CBS’s Bob Schieffer, who in February asked New Jersey Governor Chris Christie whether the Republican presidential candidates “are pushing your party too far to the right to make the nomination worth anything when you get to November?”, on Sunday repeated his mantra, demanding of Peggy Noonan: “Do you think that the Republican Party has moved too far right for its own good?”
As if he cares about the success of Republicans or conservatives.
Schieffer fretted “the situation that’s happened out in Indiana, where Richard Lugar, who’s probably passed more significant legislation than any single member of the Senate right now, I would say -- that I can think of -- he might actually get beat in the primary because they think he’s not conservative enough.”
Noonan appeared with David Corn of Mother Jones, columnist Michael Gerson and CBS’s John Dickerson. None of them, nor Schieffer, raised any concern Obama or Democrats might be too liberal on anything.
From early April: “Embarrassing Conduct by Schieffer: Cues Up Biden to Pontificate, But Argues with Gingrich”
Exchange on the May 6 Face the Nation:
BOB SCHIEFFER: Peggy, I want to ask you because you wrote something about this.

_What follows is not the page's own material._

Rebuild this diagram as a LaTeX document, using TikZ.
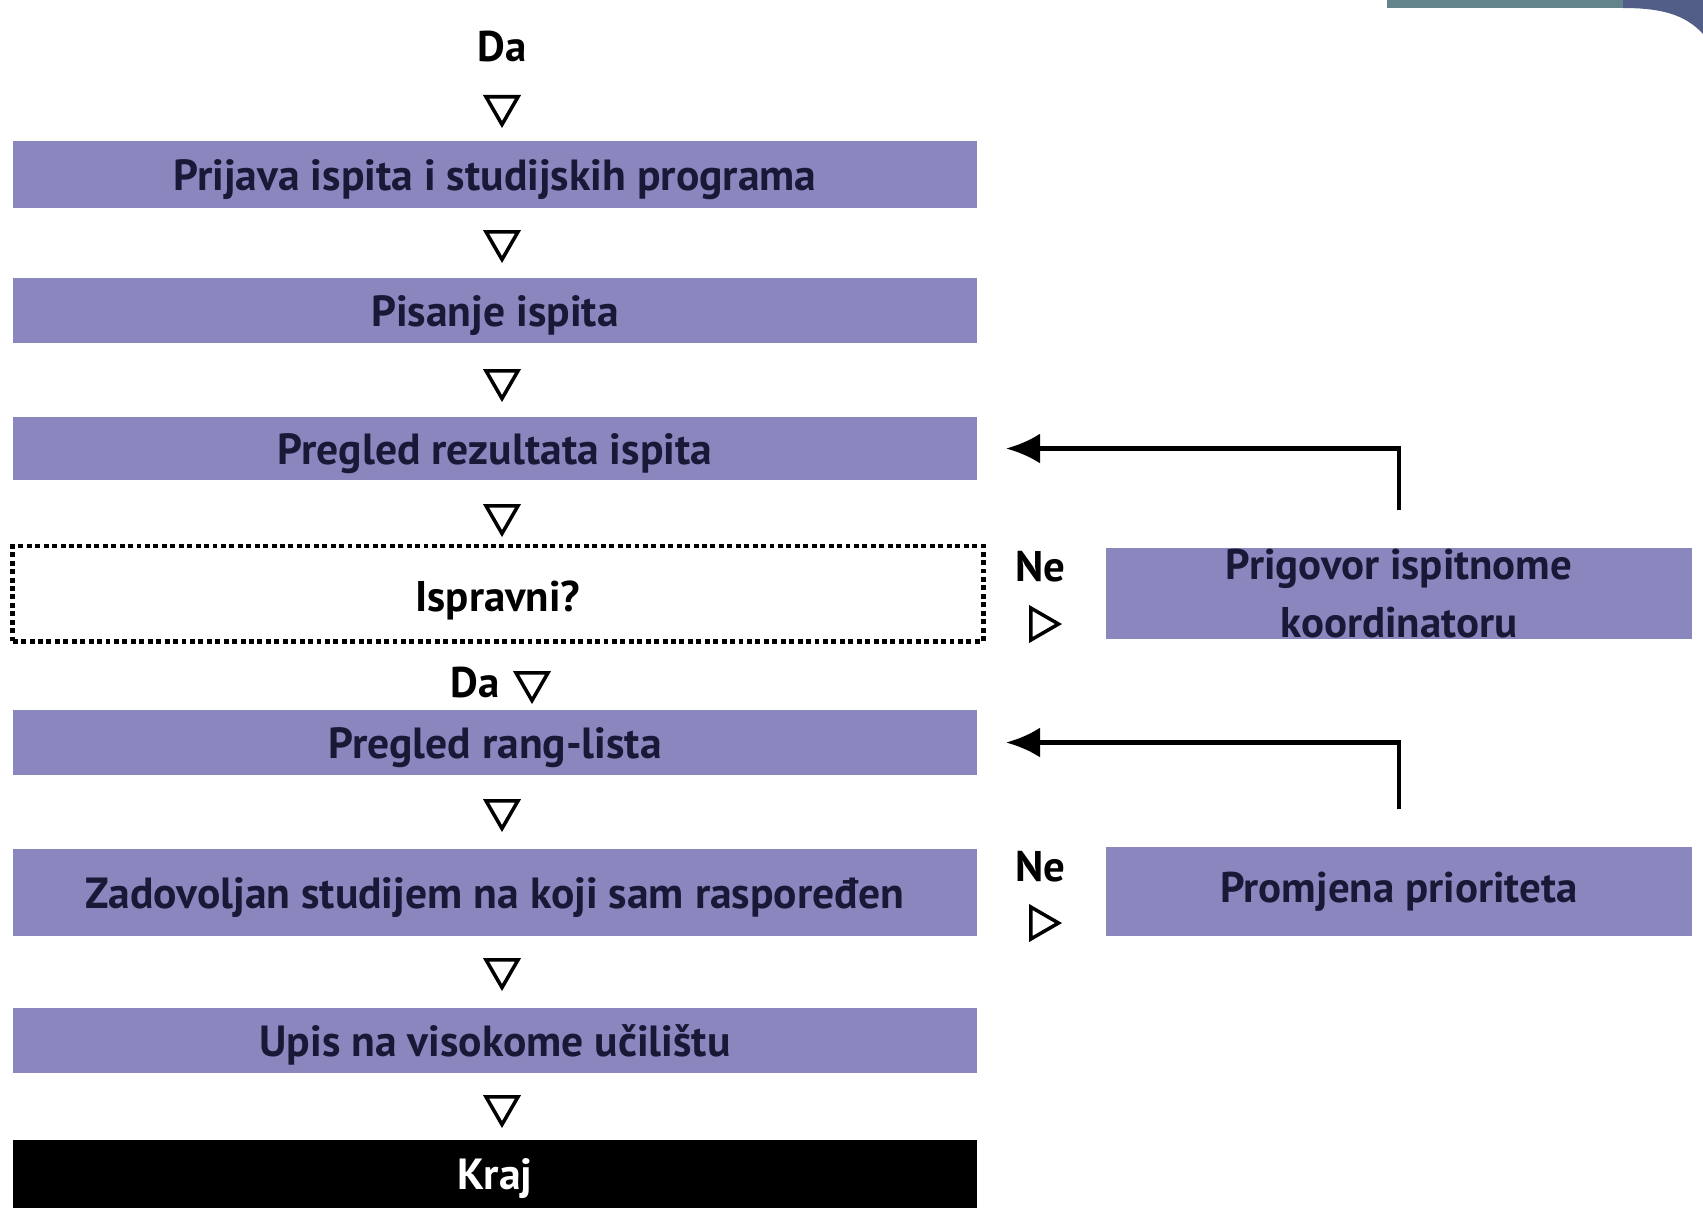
\documentclass[tikz,border=0pt]{standalone}
\usepackage{fontspec}
\setmainfont{PT Sans}
\usetikzlibrary{shapes.geometric,arrows.meta}
\definecolor{boxblue}{RGB}{137,135,190}
\definecolor{boxtext}{RGB}{25,25,55}
\definecolor{cornerteal}{RGB}{98,132,138}
\definecolor{cornerblue}{RGB}{82,94,136}

\begin{document}
\begin{tikzpicture}[x=0.01cm,y=-0.01cm,
    stepbox/.style={fill=boxblue,text=boxtext,minimum width=9.64cm,inner sep=0pt,
      text height=0.9em,text depth=0pt,font=\fontsize{12.4}{14}\selectfont\bfseries},
    sidebox/.style={fill=boxblue,text=boxtext,minimum width=5.86cm,inner sep=0pt,
      align=center,font=\fontsize{12.2}{16.5}\selectfont\bfseries},
    checkbox/.style={draw,densely dotted,line width=1.4pt,minimum width=9.7cm,
      minimum height=0.95cm,inner sep=0pt,text height=1.05em,text depth=0pt,
      font=\fontsize{12.2}{14}\selectfont\bfseries},
    flowlabel/.style={inner sep=0pt,font=\fontsize{12.2}{14}\selectfont\bfseries},
    downtri/.style={draw,line width=1pt,regular polygon,regular polygon sides=3,
      shape border rotate=180,minimum size=0.37cm,inner sep=0pt},
    righttri/.style={downtri,shape border rotate=-90},
    back/.style={-{Latex[length=0.34cm,width=0.3cm]},line width=1.3pt,
      shorten <=0.37cm,shorten >=0.28cm}]

  \useasboundingbox (0,0) rectangle (1703,1211);

  % corner of the slide
  \fill[cornerteal] (1387,0) rectangle (1623,8);
  \fill[cornerblue] (1623,0) -- (1703,0) -- (1703,34)
    .. controls (1685,14) and (1660,8) .. (1623,8) -- cycle;

  % main column
  \node[flowlabel] (da0) at (502,46) {Da};
  \node[downtri] (t0) at (502,106) {};
  \node[stepbox,minimum height=0.67cm] (prijava) at (495,174.5) {Prijava ispita i studijskih programa};
  \node[downtri] (t1) at (502,241) {};
  \node[stepbox,minimum height=0.65cm] (pisanje) at (495,310.5) {Pisanje ispita};
  \node[downtri] (t2) at (502,380) {};
  \node[stepbox,minimum height=0.63cm] (rezultati) at (495,448.5) {Pregled rezultata ispita};
  \node[downtri] (t3) at (502,515) {};
  \node[checkbox] (ispravni) at (498,593.5) {Ispravni?};
  \node[flowlabel] (da1) at (475,682) {Da};
  \node[downtri] (t4) at (532,682) {};
  \node[stepbox,minimum height=0.65cm] (rang) at (495,742.5) {Pregled rang-lista};
  \node[downtri] (t5) at (502,810) {};
  \node[stepbox,minimum height=0.87cm] (zadovoljan) at (495,892.5) {Zadovoljan studijem na koji sam raspoređen};
  \node[downtri] (t6) at (502,969) {};
  \node[stepbox,minimum height=0.65cm] (upis) at (495,1040.5) {Upis na visokome učilištu};
  \node[downtri] (t7) at (502,1106) {};
  \node[stepbox,fill=black,text=white,minimum height=0.68cm] (kraj) at (495,1174) {Kraj};

  % side branches
  \node[flowlabel] (ne1) at (1040,567) {Ne};
  \node[righttri] (r1) at (1040,624) {};
  \node[sidebox,minimum height=0.91cm] (prigovor) at (1399,593.5) {Prigovor ispitnome\\koordinatoru};
  \node[flowlabel] (ne2) at (1040,867) {Ne};
  \node[righttri] (r2) at (1040,923) {};
  \node[sidebox,minimum height=0.89cm] (promjena) at (1399,891.5) {Promjena prioriteta};

  % back arrows
  \draw[back] (prigovor.north) |- (rezultati.east);
  \draw[back] (promjena.north) |- (rang.east);

\end{tikzpicture}
\end{document}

Do you think that the Republican Party has moved too far right for its own good? I mean, when you see the situation that’s happened out in Indiana, where Richard Lugar, who’s probably passed more significant legislation than any single member of the Senate right now, I would say-- that I can think of-- he might actually get beat in the primary because they think he’s not conservative enough.

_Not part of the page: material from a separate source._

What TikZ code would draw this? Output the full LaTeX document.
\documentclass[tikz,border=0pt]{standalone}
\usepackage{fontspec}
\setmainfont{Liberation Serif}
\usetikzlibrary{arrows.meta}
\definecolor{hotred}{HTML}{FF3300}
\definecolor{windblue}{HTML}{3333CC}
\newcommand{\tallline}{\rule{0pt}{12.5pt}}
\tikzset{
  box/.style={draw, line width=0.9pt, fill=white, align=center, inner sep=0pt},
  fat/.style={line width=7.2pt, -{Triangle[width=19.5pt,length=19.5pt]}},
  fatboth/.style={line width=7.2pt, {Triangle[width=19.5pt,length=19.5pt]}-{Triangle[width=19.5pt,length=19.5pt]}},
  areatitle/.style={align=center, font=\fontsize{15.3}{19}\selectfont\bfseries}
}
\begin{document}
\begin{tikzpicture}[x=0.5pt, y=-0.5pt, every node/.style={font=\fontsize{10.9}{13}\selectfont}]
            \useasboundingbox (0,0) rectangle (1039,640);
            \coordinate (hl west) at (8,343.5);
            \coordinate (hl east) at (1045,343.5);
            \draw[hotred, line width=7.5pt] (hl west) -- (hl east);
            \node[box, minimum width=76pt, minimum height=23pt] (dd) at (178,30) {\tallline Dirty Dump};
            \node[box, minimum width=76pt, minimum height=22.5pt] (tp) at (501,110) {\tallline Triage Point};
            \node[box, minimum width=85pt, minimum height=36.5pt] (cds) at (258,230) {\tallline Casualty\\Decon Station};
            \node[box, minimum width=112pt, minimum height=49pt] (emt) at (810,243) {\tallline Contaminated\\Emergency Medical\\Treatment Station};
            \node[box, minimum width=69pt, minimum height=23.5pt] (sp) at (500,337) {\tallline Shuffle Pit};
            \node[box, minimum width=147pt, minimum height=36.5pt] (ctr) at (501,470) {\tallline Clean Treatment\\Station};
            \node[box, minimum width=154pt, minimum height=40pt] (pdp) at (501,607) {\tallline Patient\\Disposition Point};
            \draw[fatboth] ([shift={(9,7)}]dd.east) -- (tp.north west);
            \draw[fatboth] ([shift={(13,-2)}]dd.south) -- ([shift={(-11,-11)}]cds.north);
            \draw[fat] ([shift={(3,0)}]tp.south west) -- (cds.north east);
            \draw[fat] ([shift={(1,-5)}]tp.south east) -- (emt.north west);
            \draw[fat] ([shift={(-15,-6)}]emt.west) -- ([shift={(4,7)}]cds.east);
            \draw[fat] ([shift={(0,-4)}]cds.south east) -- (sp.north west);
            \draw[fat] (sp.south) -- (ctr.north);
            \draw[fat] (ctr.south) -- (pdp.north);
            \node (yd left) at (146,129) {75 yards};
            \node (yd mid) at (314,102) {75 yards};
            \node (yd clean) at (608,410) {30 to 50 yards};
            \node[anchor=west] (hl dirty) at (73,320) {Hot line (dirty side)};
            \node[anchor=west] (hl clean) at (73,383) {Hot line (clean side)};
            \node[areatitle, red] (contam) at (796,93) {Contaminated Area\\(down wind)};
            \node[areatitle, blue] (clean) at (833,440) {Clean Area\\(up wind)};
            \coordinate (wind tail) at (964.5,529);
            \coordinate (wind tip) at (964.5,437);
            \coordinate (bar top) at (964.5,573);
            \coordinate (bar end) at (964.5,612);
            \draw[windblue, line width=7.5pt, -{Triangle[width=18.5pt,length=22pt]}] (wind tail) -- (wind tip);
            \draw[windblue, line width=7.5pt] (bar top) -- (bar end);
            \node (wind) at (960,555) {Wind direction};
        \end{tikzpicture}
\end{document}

PEGGY NOONAN: I think it’s kind of complicated, and the Republican Party has been complicated all of my adult life. When I was a kid coming up, I remember Ronald Reagan having to dance around the fact that the John Birch Society decided in 1980 that they were for him, and Reagan had too say, "Well I’m glad they’re for him. I’m glad everybody is for me, but that doesn’t mean I’m for them." It’s a dance between those on edge of movements and both movements have edges. Those on the edge of movements and those who are more centrist. I think Lugar has been a good Senator, and you know what my bias is. It’s towards stability and the adultness in Washington, DC. I happen to think, we’ll go through tough times and need the adults. But is it a daily struggle for the Republican Party to get it right? Yes. And will it have to get it right in this election? Yes.
Saturday’s Wall Street Journal carried a column by Noonan, “The Case for Sending Senator Lugar Back to Washington,” in which she argued for the value of his policy expertise and experience.